Freddy half turns, looks at me over her shoulder, and says,
"Lord save us from all the grandiose schemes of all the unthinking self-centered bureaucrats, from all the sanctimonious hoards who wish us well." There seems to be nothing to say to this, so I thumb through the FAO coastal development project brochure - the glossy booklet with its "The only good fish is a dead fish" theme.
"The village people NEED to have money. Development needs to move ahead. But not with small projects. No, Development has to be big time multi-million dollar stuff." I wave the booklet at Freddy, "Look at this book! Let me ask you this, Who did they print this thing for? Huh? For who? No islander will read it and marvel at the coming of National Fisheries. The politicians of PNG don't need a booklet like this. FAO in Rome did the booklet. For who? Who are they trying to convince with their snappy little publication?"
"The UN is a money-making organization. Publications are their main product. You are waving around a UN report of how they are going to spend all the money they sucker out of donor countries and banks. FAO sucks up 80% the money, doles out a portion to places like this, and prints up fancy reports to convince the world they are doing good things and should get more funds. Nobody is supposed to READ it. The more professional and polished it looks, the more likely everybody will just say Ohhh and Ahhh and hand over more bucks. It's all for Money,' Freddy concludes.
I stare at her and then at the book. "Hey, that's pretty cynical, Freddy." She shrugs and sizzles some fish into the pan. I think about what she said. "I suppose... You could be right."
"Of course I'm right, sweet baby. I'm always right."
"You don't think they really want to develop the fisheries and bring jobs and glorious opportunities to the poor, unemployed island people?"
"Money," She murmurs. "If they really wanted to help these areas develop an integrated, structurally sound society, they would approach everything much differently. There are unlimited examples of how this approach has failed everywhere in the world. They know it isn't going to help anything and don't care if it hurts as long as the army of UN bureaucrats get their huge salaries and lavish travel expenses."
"You don't think they are after leadership, power, prestige?" I demand.
"Individually and personally, the key factor is money," she says, patiently. "Politics, economics, and humanitarian factors act like fences, borders for the play-pens."
"Screw them," I slam down the booklet. "Screw THEIR way. Do we all have to live by their standards? Can't people live in the sunshine, in the sea, in their homes, in their hearts? Being WITH each other rather than AT each other? Who needs money out here where fruit grows on trees and fish are there when you need them in the sea?"
Freddy brings over a big platter of fish with plantains and fresh lime slices.
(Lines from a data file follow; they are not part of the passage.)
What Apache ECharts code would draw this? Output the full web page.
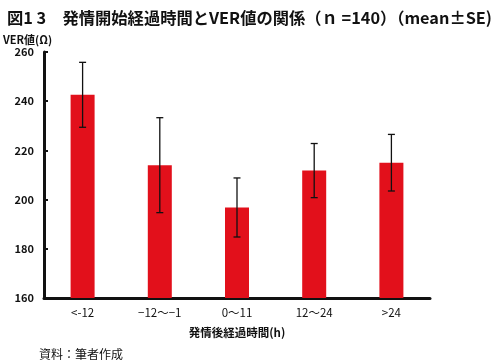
<!DOCTYPE html>
<html><head><meta charset="utf-8">
<script src="https://cdn.jsdelivr.net/npm/echarts@6/dist/echarts.min.js"></script>
<style>html,body{margin:0;padding:0;background:#fff}#c{width:500px;height:360px}</style>
</head><body><div id="c"></div>
<script>
const categories = ['<-12', '−12〜−1', '0〜11', '12〜24', '>24'];
const means = [242.6, 214.0, 196.8, 211.8, 215.0];
const errors = [13.2, 19.3, 12.0, 11.0, 11.5];
const yTicks = [160, 180, 200, 220, 240, 260];

const chart = echarts.init(document.getElementById('c'));
const font = '"Noto Sans CJK JP", sans-serif';
chart.setOption({
  animation: false,
  title: [
    {text: '図1 3　発情開始経過時間とVER値の関係（ｎ =140）（mean±SE)', left: 2, top: 5,
     textStyle: {fontFamily: font, fontSize: 16.3, fontWeight: 'bold', color: '#111'}},
    {text: '資料：筆者作成', left: 34, top: 343,
     textStyle: {fontFamily: font, fontSize: 12, fontWeight: 'normal', color: '#111'}}
  ],
  grid: {left: 40, right: 70, top: 52, bottom: 62},
  xAxis: {
    type: 'category', data: categories,
    name: '発情後経過時間(h)', nameLocation: 'middle', nameGap: 29,
    nameTextStyle: {fontFamily: font, fontSize: 11.5, fontWeight: 'bold', color: '#111'},
    axisLine: {lineStyle: {color: '#111', width: 3}},
    axisTick: {show: false},
    axisLabel: {fontFamily: font, fontSize: 11.5, color: '#111', margin: 9}
  },
  yAxis: {
    type: 'value', min: 160, max: 260, interval: 20,
    name: 'VER値(Ω)', nameLocation: 'end', nameGap: 7,
    nameTextStyle: {fontFamily: font, fontSize: 11, fontWeight: 'bold', color: '#111', align: 'left', padding: [0, 0, 0, -41]},
    axisLine: {show: true, lineStyle: {color: '#111', width: 3}},
    axisTick: {show: true, inside: true, length: 4, lineStyle: {color: '#111', width: 2}},
    splitLine: {show: false},
    axisLabel: {fontFamily: font, fontSize: 11, fontWeight: 'bold', color: '#111', margin: 10,
      formatter: v => yTicks.includes(v) ? String(v) : ''}
  },
  series: [
    {type: 'bar', data: means, barWidth: 24, itemStyle: {color: '#e2101b'}},
    {type: 'custom', data: means.map((m, i) => [i, m - errors[i], m + errors[i]]),
     z: 10,
     renderItem: function (params, api) {
       const x = api.value(0);
       const lo = api.coord([x, api.value(1)]);
       const hi = api.coord([x, api.value(2)]);
       const hw = 3.5;
       const st = {stroke: '#111', lineWidth: 1.3};
       return {type: 'group', children: [
         {type: 'line', shape: {x1: lo[0], y1: lo[1], x2: hi[0], y2: hi[1]}, style: st},
         {type: 'line', shape: {x1: hi[0] - hw, y1: hi[1], x2: hi[0] + hw, y2: hi[1]}, style: st},
         {type: 'line', shape: {x1: lo[0] - hw, y1: lo[1], x2: lo[0] + hw, y2: lo[1]}, style: st}
       ]};
     }}
  ]
});
</script></body></html>
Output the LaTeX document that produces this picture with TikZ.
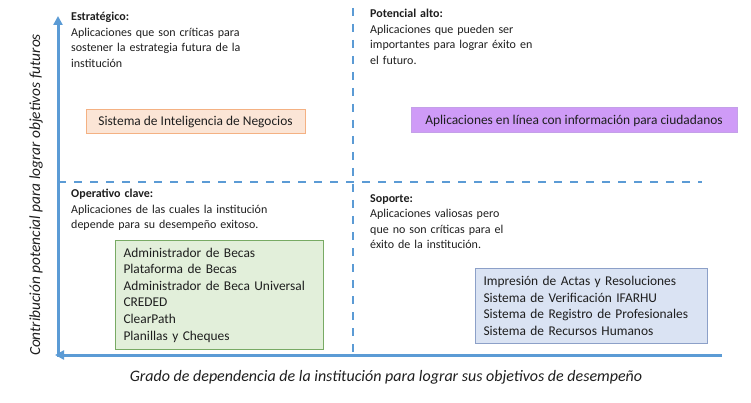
\documentclass[tikz,border=0pt]{standalone}
\usepackage{fontspec}
\setmainfont{Carlito}
\usetikzlibrary{arrows.meta}
\definecolor{axisblue}{RGB}{91,155,213}
\definecolor{peachfill}{RGB}{251,229,214}
\definecolor{peachdraw}{RGB}{244,177,131}
\definecolor{purplefill}{RGB}{207,155,247}
\definecolor{purpledraw}{RGB}{196,160,232}
\definecolor{greenfill}{RGB}{226,239,218}
\definecolor{greendraw}{RGB}{120,170,100}
\definecolor{bluefill}{RGB}{218,227,243}
\definecolor{bluedraw}{RGB}{140,160,200}
\definecolor{txt}{RGB}{30,30,30}
\begin{document}
\begin{tikzpicture}[x=1pt,y=-1pt,
  axisline/.style={draw=axisblue,line width=3pt,-{Triangle[length=9pt,width=9pt]}},
  divline/.style={draw=axisblue,line width=2pt,dash pattern=on 8pt off 8pt},
  quadtext/.style={anchor=north west,inner sep=0pt,align=left,font=\fontsize{12}{15.5}\selectfont,text=txt},
  appbox/.style={draw,line width=1pt,inner sep=0pt,font=\fontsize{13.4}{16.6}\selectfont,text=txt},
  axislabel/.style={font=\fontsize{16}{19}\selectfont\itshape,text=txt}]
\useasboundingbox (0,0) rectangle (751,403);
% axes
\coordinate (ytop) at (58,16);
\coordinate (ybot) at (58,356.5);
\coordinate (xright) at (722,355);
\coordinate (origintip) at (55,355);
% dividers
\coordinate (hl) at (58,182);
\coordinate (hr) at (702,182);
\coordinate (vt) at (353,8);
\coordinate (vb) at (353,355);
\draw[divline] (hl) -- (hr);
\draw[divline] (vt) -- (vb);
\draw[axisline] (ybot) -- (ytop);
\draw[axisline] (xright) -- (origintip);
% quadrant texts
\node[quadtext,text width=220pt] (estr) at (71,12) {\textbf{Estratégico:}\\Aplicaciones que son críticas para\\sostener la estrategia futura de la\\institución};
\node[quadtext,text width=220pt] (pot) at (370,9) {\textbf{Potencial alto:}\\Aplicaciones que pueden ser\\importantes para lograr éxito en\\el futuro.};
\node[quadtext,text width=250pt] (oper) at (71,189) {\textbf{Operativo clave:}\\Aplicaciones de las cuales la institución\\depende para su desempeño exitoso.};
\node[quadtext,text width=220pt] (sop) at (370,194) {\textbf{Soporte:}\\Aplicaciones valiosas pero\\que no son críticas para el\\éxito de la institución.};
% boxes
\node[appbox,fill=peachfill,draw=peachdraw,minimum width=219pt,minimum height=24pt] (bi) at (195.5,122) {Sistema de Inteligencia de Negocios};
\node[appbox,fill=purplefill,draw=purpledraw,minimum width=326pt,minimum height=25pt] (web) at (574,120.5) {Aplicaciones en línea con información para ciudadanos};
\node[appbox,fill=greenfill,draw=greendraw,minimum width=200pt,minimum height=109pt,align=left,anchor=north west,text width=192pt,inner xsep=8pt] (ops) at (115,240) {Administrador de Becas\\Plataforma de Becas\\Administrador de Beca Universal\\CREDED\\ClearPath\\Planillas y Cheques};
\node[appbox,fill=bluefill,draw=bluedraw,minimum width=224pt,minimum height=75pt,align=left,anchor=north west,text width=216pt,inner xsep=8pt] (sup) at (475,268) {Impresión de Actas y Resoluciones\\Sistema de Verificación IFARHU\\Sistema de Registro de Profesionales\\Sistema de Recursos Humanos};
% axis labels
\node[axislabel] (xlab) at (386,377) {Grado de dependencia de la institución para lograr sus objetivos de desempeño};
\node[axislabel,font=\fontsize{15.4}{18}\selectfont\itshape,rotate=90] (ylab) at (36,195) {Contribución potencial para lograr objetivos futuros};
\end{tikzpicture}
\end{document}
"There are so few places left where we can live with Earth and not with civilization. Where the weather is fine and people smile and don't really care or know what time it is - where punctuality is just a long very strange sounding word. Where you can say, "I'm glad I can do whatever I'd like tomorrow."'
"Come on, it's OK, don't worry about it. Don't take it so seriously. You can do whatever you want to tomorrow. Or tonight, for that matter." She cuddles, suggestively.